When reached for a comment, a spokesperson for the school says “The university respects the rights of members of our community to assemble and protest within the limits of the law and U of T policies, but activities must not interfere with the ability of students, faculty, librarians and staff to learn, teach, research and work on our campuses, or disrupt or impede other university activities.

“Our preference is to start with dialogue and we’ve been in touch with the protesters since this morning.”

When I ask Yassin if the protesters have heard from the school, he tells me “There hasn’t been a direct dialogue, no. Maybe a couple of admin people” had spoken to them after the encampment had been established early in the morning, “it wasn’t a serious dialogue.”

“For context here,” Yassin offers, “we’ve had actions going back as far as November.” Despite repeated attempts to start a dialogue, “They didn’t want to talk to us. They chose the route of ignoring us and thinking that we would just go away.” After the protests continued, the university’s President finally agreed to a meeting, but “Even at that meeting, all he did was admit that U of T holds investments in military companies that support the Israeli military.”

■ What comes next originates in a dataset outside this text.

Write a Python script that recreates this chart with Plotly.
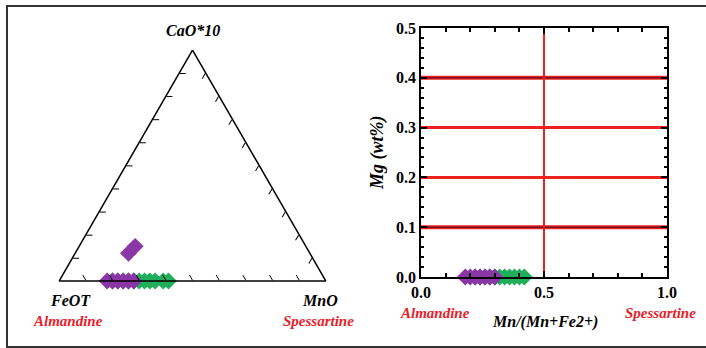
import plotly.graph_objects as go

W, H = 706, 348

# Ternary data (fractions): a = CaO*10, b = FeOT, c = MnO
tern_green_a = [0, 0, 0, 0, 0, 0, 0, 0, 0, 0, 0]
tern_green_c = [0.20, 0.22, 0.24, 0.26, 0.28, 0.30, 0.32, 0.34, 0.36, 0.39, 0.41]
tern_purple_a = [0, 0, 0, 0, 0, 0, 0.12, 0.15]
tern_purple_c = [0.18, 0.20, 0.22, 0.24, 0.26, 0.28, 0.20, 0.21]

# Binary plot data: Mn/(Mn+Fe2+) vs Mg (wt%)
bin_green_x = [0.22, 0.24, 0.26, 0.28, 0.30, 0.32, 0.34, 0.36, 0.38, 0.40, 0.42]
bin_green_y = [0, 0, 0, 0, 0, 0, 0, 0, 0, 0, 0]
bin_purple_x = [0.18, 0.20, 0.22, 0.24, 0.26, 0.28, 0.30]
bin_purple_y = [0, 0, 0, 0, 0, 0, 0]
hlines_dark = [0.1, 0.4]
hlines_red = [0.2, 0.3]
vlines = [0.5]

GREEN = "#1fae5a"
PURPLE = "#8b36a6"
FONT = "Liberation Serif"

fig = go.Figure()

def b_of(a, c):
    return [1 - ai - ci for ai, ci in zip(a, c)]

fig.add_trace(go.Scatterternary(
    a=tern_green_a, b=b_of(tern_green_a, tern_green_c), c=tern_green_c,
    mode="markers", marker=dict(symbol="diamond", size=13, color=GREEN),
    cliponaxis=False, showlegend=False))
fig.add_trace(go.Scatterternary(
    a=tern_purple_a, b=b_of(tern_purple_a, tern_purple_c), c=tern_purple_c,
    mode="markers", marker=dict(symbol="diamond", size=13, color=PURPLE),
    cliponaxis=False, showlegend=False))

for yv in hlines_red:
    fig.add_trace(go.Scatter(x=[0, 1], y=[yv, yv], mode="lines",
                             line=dict(color="#ee2020", width=3), showlegend=False, hoverinfo="skip"))
for yv in hlines_dark:
    fig.add_trace(go.Scatter(x=[0, 1], y=[yv, yv], mode="lines",
                             line=dict(color="#ee2020", width=4), showlegend=False, hoverinfo="skip"))
    fig.add_trace(go.Scatter(x=[0, 1], y=[yv, yv], mode="lines",
                             line=dict(color="#7a1020", width=1.6), showlegend=False, hoverinfo="skip"))
for xv in vlines:
    fig.add_trace(go.Scatter(x=[xv, xv], y=[0, 0.5], mode="lines",
                             line=dict(color="#ee2020", width=2), showlegend=False, hoverinfo="skip"))

fig.add_trace(go.Scatter(x=bin_green_x, y=bin_green_y, mode="markers",
                         marker=dict(symbol="diamond", size=13, color=GREEN),
                         cliponaxis=False, showlegend=False))
fig.add_trace(go.Scatter(x=bin_purple_x, y=bin_purple_y, mode="markers",
                         marker=dict(symbol="diamond", size=13, color=PURPLE),
                         cliponaxis=False, showlegend=False))

tern_axis = dict(showgrid=False, showticklabels=False, ticks="inside", ticklen=6,
                 tickwidth=1.3, dtick=0.1, tickcolor="black", linecolor="black", linewidth=1.5,
                 title=dict(text=""))

def px_x(p):
    return p / W

def px_y(p):
    return 1 - p / H

fig.update_layout(
    width=W, height=H,
    margin=dict(l=0, r=0, t=0, b=0, autoexpand=False),
    paper_bgcolor="white", plot_bgcolor="white",
    font=dict(family=FONT, color="black"),
    ternary=dict(
        sum=1,
        domain=dict(x=[px_x(59), px_x(326)], y=[px_y(281), px_y(50)]),
        bgcolor="white",
        aaxis=tern_axis, baxis=tern_axis, caxis=tern_axis,
    ),
    xaxis=dict(domain=[px_x(421), px_x(667)], range=[0, 1], showgrid=False, zeroline=False,
               tickvals=[0, 0.5, 1.0], ticktext=["0.0", "0.5", "1.0"],
               ticks="inside", ticklen=6, tickwidth=1.5, tickcolor="black",
               minor=dict(dtick=0.1, ticks="inside", ticklen=4, tickcolor="black"),
               showline=True, linecolor="black", linewidth=1.5, mirror="ticks",
               tickfont=dict(family=FONT, size=16, weight="bold", color="black")),
    yaxis=dict(domain=[px_y(277), px_y(28)], range=[0, 0.5], showgrid=False, zeroline=False,
               dtick=0.1, tickformat=".1f",
               ticks="inside", ticklen=6, tickwidth=1.5, tickcolor="black",
               minor=dict(dtick=0.02, ticks="inside", ticklen=3, tickcolor="black"),
               showline=True, linecolor="black", linewidth=1.5, mirror="ticks",
               tickfont=dict(family=FONT, size=16, weight="bold", color="black")),
)

def ann(text, x, y, color="black", size=16, angle=0):
    fig.add_annotation(text=f"<b><i>{text}</i></b>", x=px_x(x), y=px_y(y),
                       xref="paper", yref="paper", showarrow=False, textangle=angle,
                       font=dict(family=FONT, size=size, color=color),
                       xanchor="center", yanchor="middle")

RED = "#e8202a"
ann("CaO*10", 193, 30)
ann("FeOT", 70, 300)
ann("Almandine", 68, 321, RED, 15)
ann("MnO", 320, 300)
ann("Spessartine", 318, 321, RED, 15)
ann("Almandine", 435, 313, RED, 15)
ann("Mn/(Mn+Fe2+)", 545, 322)
ann("Spessartine", 660, 313, RED, 15)
ann("Mg (wt%)", 377, 153, angle=-90, size=18)

fig.add_shape(type="rect", xref="paper", yref="paper",
              x0=px_x(7), x1=px_x(712), y0=px_y(347), y1=px_y(6),
              line=dict(color="#333", width=2))

fig.write_html("out.html", config={"responsive": False, "displayModeBar": False},
               post_script="document.body.style.margin='0';document.body.style.overflow='hidden';")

After a week-long back-and-forth, the message from the school’s President was “I can’t give you any of your demands, you’re being unreasonable,” Yassin says. “We’re really not. We’re asking for the bare minimum.”

After the shocking police violence at other protests happening on campuses in the States, the possibility of those same scenes happening here are not far from everyone’s mind as the deadline approaches. When reached for comment, a spokesperson for the Toronto Police Service tells me they are “in contact” with the school “but our assistance has not been requested at this time.” When I ask what the next steps might be if the school does reach out, perhaps after their 10 pm dispersal deadline, the spokesperson says they won’t “speculate on a response” and that it will “depend on the circumstances”. When reaching out to City Hall for their position on the encampment, they direct me to the police’s media spokesperson.

As afternoon slides into evening, there is a small police presence at the protest already, which moves in as the Israel-supporting counterprotest arrives to separate the two groups. The counterprotest is only made up of about a dozen people, some wearing Israeli flags as capes. At first, they silently stare down the protesters, their backs to the fence, facing encampment supporters who have gathered on the steps to University College Library, as the crowds all around them loudly chant “Free, Free Palestine”. When the chants stop for evening prayer, one of the counter-protesters begins shouting into his megaphone a bizarre stream-of-consciousness rant about how he is “your lord and saviour” and to “convert to Buddhism” in a clear attempt to provoke those praying inside the encampment. He is soon loudly drowned out by chants of “Get off our campus!” by the students. Police smoothly move into the crowd as some kind of scuffle happens behind the main group, but don’t appear to make any arrests.

Despite their lack of meaningful dialogue, Yassin points out that “U of T has a long history of divesting from causes that were immoral or unethical — notably apartheid South Africa, where they fully divested from every company that even operated in apartheid South Africa. They divested from fossil fuels, they divested from tobacco. We think that this is just one of the links in a long chain of unethical causes.”

As I leave, more keffiyeh-wearing students are heading towards the circle with more supplies for the encamped protesters, preparing for a possible showdown with the school and police and the 10 pm deadline ticks ever closer.